Rhythmic Robot Audio HT-6000 KONTAKT
Casio’s uniquely powerful early-digital synthesiser • 3 digiwave oscillators with complex, involving waveforms, each with its own modulation and envelope controls • 80 factory patches plus instant patch creation with the Glitch button • Truly unusual sound palette – grainier and airier than FM or LA • Shifting, morphing soundscapes a speciality!
Released in 1987, the HT-6000 came just as Casio was making a determined effort to carve out a swathe of the pro audio market. Machines like the CZ-1 phase distortion synth had already staked a claim, suggesting that Casio needn’t just be known for home keyboards; the follow-up FZ-1 sampler was a real eye-opener, offering 16-bit sampling at a shocking low price. Clearly Casio had serious designs on studio space – which makes the arrival of the HT-6000 all the more confusing.
On the one hand, it boasted some truly impressive on-paper spec: four digital oscillators each capable of generating 32 different waveforms, plus analogue filters and decent modulation capabilities. On the other hand, it had built-in speakers and an overall vibe that uncertainly straddled the line between studio synth and home keyboard. Probably as a direct result of this, it failed to make a significant mark in either arena, and now remains something of a cult keyboard – largely forgotten, and all but buried under a landslide of DX7s and D50s.
This is a shame, because the sounds the HT-6000 can produce are genuinely unusual by 80s standards: thick and grainy in the low end and airy in the highs, they sound neither like the shininess of Yamaha’s FM nor the chiffiness of Roland’s LA. In fact, the combination of analogue circuitry in the filter path and what are clearly quite low-resolution bitstreams from the digital oscillators yields something totally different, and which we like a lot.
The original HT-6000 made several compromises in its sound architecture, most notable of which was that those impressive-sounding four oscillators could only play one waveform between them (though you could, at least, detune them against each other). We’ve therefore made several improvements to the structure: centrally, we now have three oscillators instead of four, but freely assignable to any of the 32 waveforms – so you can generate richly complex sounds very easily. Just as importantly, each oscillator has its own envelope, pitch, detune, drive, High Pass Filter and LFO controls: tweaking these can introduce everything from slow tonal shifts and washes to clangy attack-driven patches that then mellow in their decay.
Furthermore, we have a comprehensive multi-mode Low Pass Filter circuit, switchable between 2-pole and 4-pole mode; using this in conjunction with the individual High Pass Filters can give you neat band-pass effects. Helping to add heft and texture are the Sub Oscillator (a digital sine-wave from the Ensoniq SQ-80) and an analogue White Noise circuit. Round the back is a comprehensive Effects Rack, and various performance modulation options so you can patch MIDI velocity to cutoff or amplitude, and set your Mod Wheel vibrato the way you like.

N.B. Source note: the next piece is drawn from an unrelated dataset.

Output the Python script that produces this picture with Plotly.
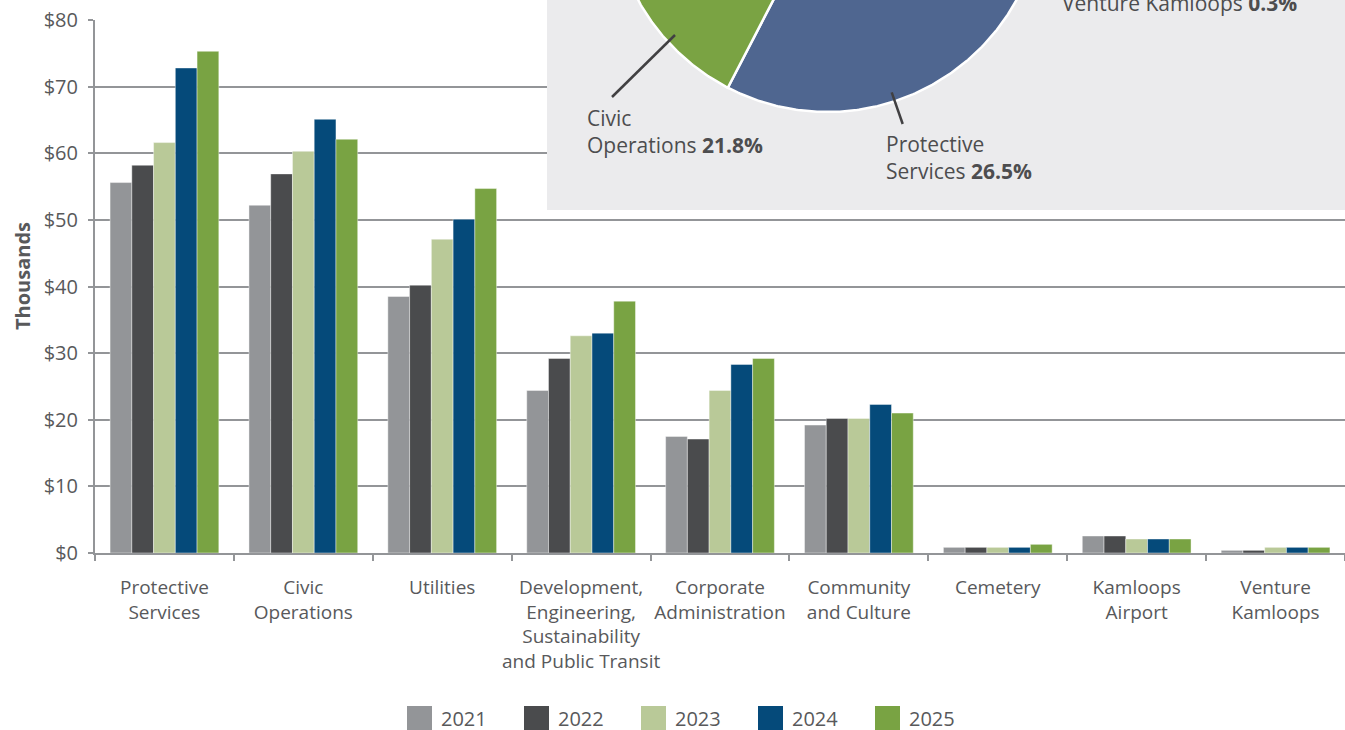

Of course, getting the HT6000 to do new and exciting things is just a button-press away: the Glitch Control has its own little space on the front panel and is itching to be clicked! “Musically-randomised” patches are incredibly easy to generate, and if you want to go deeper, the control set is laid out for easy tweaking.
The glory of the HT-6000 lies in its marginal status: largely ignored, even more largely forgotten, it nevertheless creates a beguilingly idiosyncratic sound. Now, liberated from its original restrictive architecture, that sound can rival any Yamaha or Roland for versatility – but with an individual, unusual tone that mimics neither. We really like this strange machine, and we hope you do, too!